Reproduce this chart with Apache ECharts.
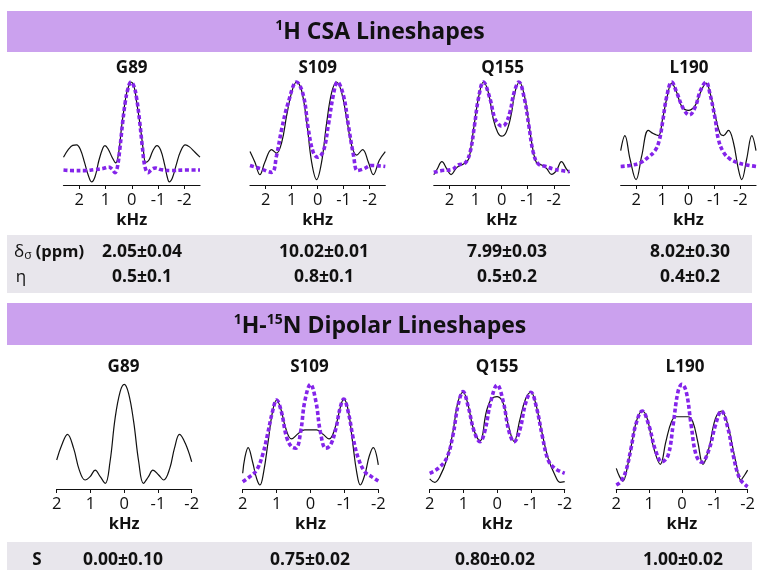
<!DOCTYPE html>
<html>
<head>
<meta charset="utf-8">
<script src="https://cdn.jsdelivr.net/npm/echarts@6/dist/echarts.min.js"></script>
<style>
html,body{margin:0;padding:0;background:#fff;}
#chart{width:758px;height:570px;}
</style>
</head>
<body>
<div id="chart"></div>
<script>
// ---------- data ----------
const residues = ['G89', 'S109', 'Q155', 'L190'];
const tickValues = [2, 1, 0, -1, -2];
const csaDelta = ['2.05±0.04', '10.02±0.01', '7.99±0.03', '8.02±0.30'];
const csaEta = ['0.5±0.1', '0.8±0.1', '0.5±0.2', '0.4±0.2'];
const dipS = ['0.00±0.10', '0.75±0.02', '0.80±0.02', '1.00±0.02'];

// 1H CSA lineshapes: [kHz, normalized intensity]
const csaG89Exp = [[2.6,0.27],[2.4,0.35],[2.25,0.385],[2.1,0.39],[1.95,0.34],[1.8,0.22],[1.65,0.09],[1.53,0.03],[1.4,0.08],[1.25,0.24],[1.1,0.36],[1.02,0.383],[0.9,0.35],[0.75,0.27],[0.61,0.214],[0.5,0.31],[0.38,0.58],[0.27,0.78],[0.19,0.9],[0.1,0.97],[0.03,1.0],[-0.05,0.98],[-0.12,0.92],[-0.19,0.8],[-0.28,0.65],[-0.36,0.5],[-0.45,0.32],[-0.53,0.22],[-0.65,0.24],[-0.8,0.33],[-0.96,0.383],[-1.1,0.34],[-1.25,0.2],[-1.35,0.08],[-1.43,0.03],[-1.55,0.07],[-1.7,0.2],[-1.85,0.32],[-2.04,0.39],[-2.2,0.37],[-2.4,0.32],[-2.6,0.27]];
const csaG89Sim = [[2.6,0.145],[2.2,0.14],[1.8,0.14],[1.4,0.15],[1.1,0.16],[0.88,0.175],[0.75,0.155],[0.64,0.12],[0.55,0.17],[0.45,0.36],[0.35,0.6],[0.25,0.8],[0.15,0.93],[0.03,1.0],[-0.08,0.96],[-0.18,0.85],[-0.3,0.62],[-0.4,0.38],[-0.5,0.18],[-0.62,0.12],[-0.75,0.15],[-0.9,0.165],[-1.1,0.15],[-1.5,0.14],[-2.0,0.145],[-2.6,0.145]];
const csaS109Exp = [[2.6,0.325],[2.41,0.22],[2.22,0.1],[2.03,0.22],[1.77,0.344],[1.58,0.31],[1.38,0.415],[1.19,0.675],[1.0,0.9],[0.81,1.0],[0.62,0.92],[0.42,0.61],[0.23,0.22],[0.04,0.052],[-0.15,0.22],[-0.35,0.61],[-0.54,0.9],[-0.73,1.0],[-0.92,0.9],[-1.12,0.64],[-1.31,0.38],[-1.5,0.29],[-1.73,0.344],[-1.95,0.22],[-2.14,0.1],[-2.37,0.24],[-2.6,0.325]];
const csaS109Sim = [[2.6,0.19],[2.22,0.16],[1.77,0.123],[1.58,0.286],[1.38,0.545],[1.13,0.8],[0.81,1.0],[0.55,0.87],[0.36,0.545],[0.17,0.318],[0,0.27],[-0.22,0.33],[-0.41,0.58],[-0.6,0.87],[-0.76,1.0],[-0.99,0.87],[-1.18,0.58],[-1.38,0.286],[-1.53,0.14],[-1.76,0.156],[-2.08,0.19],[-2.6,0.18]];
const csaQ155Exp = [[2.6,0.1],[2.48,0.15],[2.29,0.227],[2.1,0.156],[1.94,0.1],[1.72,0.17],[1.46,0.205],[1.27,0.25],[1.15,0.415],[1.02,0.64],[0.87,0.87],[0.7,1.0],[0.51,0.9],[0.32,0.64],[0.15,0.51],[0,0.474],[-0.17,0.51],[-0.36,0.675],[-0.51,0.9],[-0.68,1.0],[-0.87,0.87],[-1.02,0.64],[-1.17,0.383],[-1.34,0.214],[-1.53,0.195],[-1.72,0.162],[-1.91,0.104],[-2.1,0.14],[-2.29,0.227],[-2.48,0.156],[-2.6,0.117]];
const csaQ155Sim = [[2.6,0.123],[2.29,0.14],[1.91,0.15],[1.66,0.195],[1.4,0.214],[1.21,0.318],[1.04,0.58],[0.89,0.84],[0.7,1.0],[0.45,0.84],[0.28,0.66],[0.13,0.594],[0,0.57],[-0.15,0.594],[-0.32,0.71],[-0.48,0.9],[-0.66,1.0],[-0.87,0.84],[-1.04,0.58],[-1.21,0.318],[-1.4,0.205],[-1.66,0.182],[-1.97,0.156],[-2.29,0.14],[-2.6,0.13]];
const csaL190Exp = [[2.6,0.334],[2.44,0.48],[2.24,0.25],[2.01,0.052],[1.79,0.286],[1.54,0.53],[1.35,0.5],[1.15,0.48],[0.99,0.643],[0.83,0.84],[0.64,0.99],[0.45,0.9],[0.26,0.766],[0,0.724],[-0.26,0.77],[-0.47,0.9],[-0.68,0.99],[-0.86,0.87],[-1.03,0.675],[-1.22,0.5],[-1.35,0.48],[-1.54,0.53],[-1.73,0.415],[-1.92,0.156],[-2.05,0.052],[-2.24,0.25],[-2.44,0.48],[-2.6,0.334]];
const csaL190Sim = [[2.6,0.18],[2.24,0.19],[1.86,0.214],[1.54,0.27],[1.28,0.334],[1.12,0.43],[0.99,0.61],[0.83,0.86],[0.64,1.0],[0.45,0.9],[0.19,0.74],[-0.04,0.68],[-0.26,0.755],[-0.47,0.92],[-0.68,1.0],[-0.83,0.886],[-1.03,0.643],[-1.15,0.448],[-1.35,0.318],[-1.6,0.253],[-1.92,0.214],[-2.24,0.195],[-2.6,0.18]];

// 1H-15N dipolar lineshapes
const dipG89Exp = [[2.0,0.277],[1.85,0.42],[1.68,0.522],[1.5,0.39],[1.33,0.18],[1.16,0.086],[1.01,0.118],[0.86,0.18],[0.71,0.118],[0.56,0.054],[0.42,0.26],[0.27,0.675],[0.12,0.93],[0,1.0],[-0.13,0.914],[-0.28,0.643],[-0.43,0.26],[-0.57,0.054],[-0.72,0.118],[-0.85,0.18],[-1.02,0.134],[-1.17,0.086],[-1.35,0.197],[-1.49,0.39],[-1.64,0.522],[-1.81,0.436],[-2.0,0.26]];
const dipS109Exp = [[2.0,0.15],[1.94,0.293],[1.84,0.395],[1.71,0.26],[1.59,0.1],[1.49,0.038],[1.38,0.166],[1.25,0.452],[1.12,0.74],[1.0,0.85],[0.88,0.77],[0.73,0.58],[0.56,0.478],[0.36,0.53],[0.17,0.564],[0,0.564],[-0.18,0.564],[-0.37,0.522],[-0.55,0.478],[-0.75,0.61],[-0.88,0.78],[-0.98,0.86],[-1.11,0.755],[-1.24,0.452],[-1.36,0.166],[-1.47,0.038],[-1.6,0.134],[-1.73,0.31],[-1.85,0.395],[-2.0,0.23]];
const dipS109Sim = [[2.0,0.07],[1.79,0.118],[1.59,0.18],[1.4,0.34],[1.25,0.548],[1.12,0.74],[1.0,0.85],[0.86,0.74],[0.71,0.5],[0.56,0.404],[0.43,0.39],[0.29,0.548],[0.17,0.834],[0,1.0],[-0.16,0.834],[-0.29,0.548],[-0.45,0.39],[-0.59,0.42],[-0.75,0.58],[-0.87,0.77],[-0.98,0.86],[-1.11,0.74],[-1.26,0.484],[-1.41,0.293],[-1.6,0.166],[-1.8,0.118],[-2.0,0.076]];
const dipQ155Exp = [[2.0,0.096],[1.85,0.064],[1.7,0.118],[1.5,0.277],[1.31,0.548],[1.16,0.834],[1.01,0.924],[0.86,0.8],[0.71,0.58],[0.51,0.459],[0.32,0.74],[0.17,0.86],[0,0.882],[-0.18,0.817],[-0.33,0.61],[-0.5,0.452],[-0.67,0.66],[-0.84,0.86],[-1.0,0.924],[-1.14,0.817],[-1.32,0.548],[-1.51,0.293],[-1.71,0.134],[-1.86,0.064],[-2.0,0.07]];
const dipQ155Sim = [[2.0,0.15],[1.75,0.197],[1.5,0.293],[1.31,0.516],[1.16,0.8],[1.01,0.93],[0.86,0.787],[0.68,0.548],[0.51,0.452],[0.37,0.548],[0.19,0.834],[0,0.994],[-0.18,0.834],[-0.35,0.548],[-0.5,0.452],[-0.67,0.564],[-0.84,0.817],[-1.0,0.924],[-1.17,0.77],[-1.34,0.5],[-1.51,0.277],[-1.71,0.197],[-2.0,0.15]];
const dipL190Exp = [[2.0,0.197],[1.9,0.118],[1.8,0.076],[1.65,0.23],[1.5,0.484],[1.36,0.675],[1.21,0.745],[1.06,0.675],[0.86,0.39],[0.66,0.236],[0.49,0.452],[0.32,0.643],[0.17,0.69],[0,0.69],[-0.18,0.69],[-0.33,0.643],[-0.48,0.452],[-0.64,0.236],[-0.82,0.39],[-1.02,0.675],[-1.2,0.745],[-1.37,0.643],[-1.51,0.452],[-1.66,0.23],[-1.79,0.086],[-1.91,0.134],[-2.0,0.18]];
const dipL190Sim = [[2.0,0.038],[1.85,0.076],[1.7,0.18],[1.55,0.39],[1.41,0.61],[1.21,0.745],[1.01,0.61],[0.81,0.373],[0.61,0.26],[0.42,0.325],[0.27,0.61],[0.12,0.93],[0,1.0],[-0.13,0.93],[-0.28,0.61],[-0.43,0.325],[-0.6,0.255],[-0.82,0.373],[-1.02,0.61],[-1.2,0.745],[-1.4,0.58],[-1.56,0.325],[-1.76,0.1],[-2.0,0.022]];

// ---------- layout ----------
const FONT = '"Open Sans", "Noto Sans", sans-serif';
const PURPLE_BAND = '#cba1ee';
const GRAY_BAND = '#e8e6ec';
const SIM_COLOR = '#8424ea';

const panels = [
  {exp: csaG89Exp, sim: csaG89Sim, left: 63.5, width: 136.5, top: 82, height: 103, range: 2.6},
  {exp: csaS109Exp, sim: csaS109Sim, left: 250, width: 135.3, top: 82, height: 103, range: 2.6},
  {exp: csaQ155Exp, sim: csaQ155Sim, left: 433.8, width: 135.7, top: 82, height: 103, range: 2.6},
  {exp: csaL190Exp, sim: csaL190Sim, left: 620.7, width: 135.3, top: 82, height: 103, range: 2.6},
  {exp: dipG89Exp, sim: null, left: 56.7, width: 135, top: 384.3, height: 104.7, range: 2},
  {exp: dipS109Exp, sim: dipS109Sim, left: 242.7, width: 135.6, top: 384.3, height: 104.7, range: 2},
  {exp: dipQ155Exp, sim: dipQ155Sim, left: 429.7, width: 135, top: 384.3, height: 104.7, range: 2},
  {exp: dipL190Exp, sim: dipL190Sim, left: 616.3, width: 134.4, top: 384.3, height: 104.7, range: 2}
];

const grid = [], xAxis = [], yAxis = [], series = [];
panels.forEach((p, i) => {
  grid.push({left: p.left, top: p.top, width: p.width, height: p.height, containLabel: false});
  xAxis.push({
    type: 'value', gridIndex: i, inverse: true, min: -p.range, max: p.range,
    axisLine: {show: true, onZero: false, lineStyle: {color: '#111', width: 1.2}},
    axisTick: {show: true, length: 4, customValues: tickValues, lineStyle: {color: '#111', width: 1}},
    axisLabel: {show: true, customValues: tickValues, margin: 7, fontSize: 16.5, color: '#111', fontFamily: FONT},
    splitLine: {show: false},
    name: 'kHz', nameLocation: 'middle', nameGap: 27,
    nameTextStyle: {fontSize: 16.5, fontWeight: 'bold', color: '#111', fontFamily: FONT}
  });
  yAxis.push({type: 'value', gridIndex: i, min: 0, max: 1, show: false});
  series.push({
    type: 'line', xAxisIndex: i, yAxisIndex: i, data: p.exp, smooth: 0.4, symbol: 'none', clip: false,
    lineStyle: {color: '#111', width: 1.2}, z: 2
  });
  if (p.sim) {
    series.push({
      type: 'line', xAxisIndex: i, yAxisIndex: i, data: p.sim, smooth: 0.4, symbol: 'none', clip: false,
      lineStyle: {color: SIM_COLOR, width: 3.6, type: [4, 2.5]}, z: 3
    });
  }
});

const topCenters = [131.7, 317.7, 502.5, 689];
const botCenters = [123.5, 309.5, 497, 685];
const csaValCenters = [142, 324, 507, 690];
const dipValCenters = [123, 310, 495, 683];

function txt(x, y, text, opts) {
  return {
    type: 'text', x: x, y: y, z: 10,
    style: Object.assign({
      text: text, fill: '#111', font: 'bold 17px ' + FONT,
      textAlign: 'center', textVerticalAlign: 'middle'
    }, opts || {})
  };
}
const VAL_FONT = 'bold 17.5px ' + FONT;

const graphic = [
  {type: 'rect', shape: {x: 7, y: 11, width: 745, height: 41}, style: {fill: PURPLE_BAND}, z: 0},
  {type: 'rect', shape: {x: 7, y: 235, width: 745, height: 58}, style: {fill: GRAY_BAND}, z: 0},
  {type: 'rect', shape: {x: 7, y: 303, width: 745, height: 42}, style: {fill: PURPLE_BAND}, z: 0},
  {type: 'rect', shape: {x: 7, y: 542, width: 745, height: 30}, style: {fill: GRAY_BAND}, z: 0},
  txt(380, 32, '{sup|1}{t|H CSA Lineshapes}', {
    rich: {
      sup: {fontSize: 14, fontWeight: 'bold', fontFamily: FONT, fill: '#111', verticalAlign: 'top', lineHeight: 26},
      t: {fontSize: 23, fontWeight: 'bold', fontFamily: FONT, fill: '#111', lineHeight: 26}
    }
  }),
  txt(380, 326, '{sup|1}{t|H-}{sup|15}{t|N Dipolar Lineshapes}', {
    rich: {
      sup: {fontSize: 14, fontWeight: 'bold', fontFamily: FONT, fill: '#111', verticalAlign: 'top', lineHeight: 26},
      t: {fontSize: 23, fontWeight: 'bold', fontFamily: FONT, fill: '#111', lineHeight: 26}
    }
  }),
  txt(49, 252, '{d|δ}{s|σ}{p| (ppm)}', {
    rich: {
      d: {fontSize: 17, fontFamily: FONT, fill: '#111', lineHeight: 20},
      s: {fontSize: 12, fontFamily: FONT, fill: '#111', verticalAlign: 'bottom', lineHeight: 20},
      p: {fontSize: 16.5, fontWeight: 'bold', fontFamily: FONT, fill: '#111', lineHeight: 20}
    }
  }),
  txt(21, 277, 'η', {font: '17px ' + FONT}),
  txt(37, 560, 'S', {font: 'bold 17px ' + FONT})
];
residues.forEach((r, i) => {
  graphic.push(txt(topCenters[i], 68, r));
  graphic.push(txt(botCenters[i], 367, r));
  graphic.push(txt(csaValCenters[i], 252, csaDelta[i], {font: VAL_FONT}));
  graphic.push(txt(csaValCenters[i], 277, csaEta[i], {font: VAL_FONT}));
  graphic.push(txt(dipValCenters[i], 560, dipS[i], {font: VAL_FONT}));
});

const chart = echarts.init(document.getElementById('chart'), null, {renderer: 'canvas'});
chart.setOption({
  backgroundColor: '#fff',
  animation: false,
  grid: grid, xAxis: xAxis, yAxis: yAxis, series: series, graphic: graphic
});
</script>
</body>
</html>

§ §

• _What is asked_
Go from the first line of the listing to the line holding "['0.00±0.10', '0.75±0.02', '0.80±0.02', '1.00±0.02'];" and, please, transcribe those lines exactly, both included, with no pictures.

• _Solution to the exercise_
Reproduce this chart with Apache ECharts.
<!DOCTYPE html>
<html>
<head>
<meta charset="utf-8">
<script src="https://cdn.jsdelivr.net/npm/echarts@6/dist/echarts.min.js"></script>
<style>
html,body{margin:0;padding:0;background:#fff;}
#chart{width:758px;height:570px;}
</style>
</head>
<body>
<div id="chart"></div>
<script>
// ---------- data ----------
const residues = ['G89', 'S109', 'Q155', 'L190'];
const tickValues = [2, 1, 0, -1, -2];
const csaDelta = ['2.05±0.04', '10.02±0.01', '7.99±0.03', '8.02±0.30'];
const csaEta = ['0.5±0.1', '0.8±0.1', '0.5±0.2', '0.4±0.2'];
const dipS = ['0.00±0.10', '0.75±0.02', '0.80±0.02', '1.00±0.02'];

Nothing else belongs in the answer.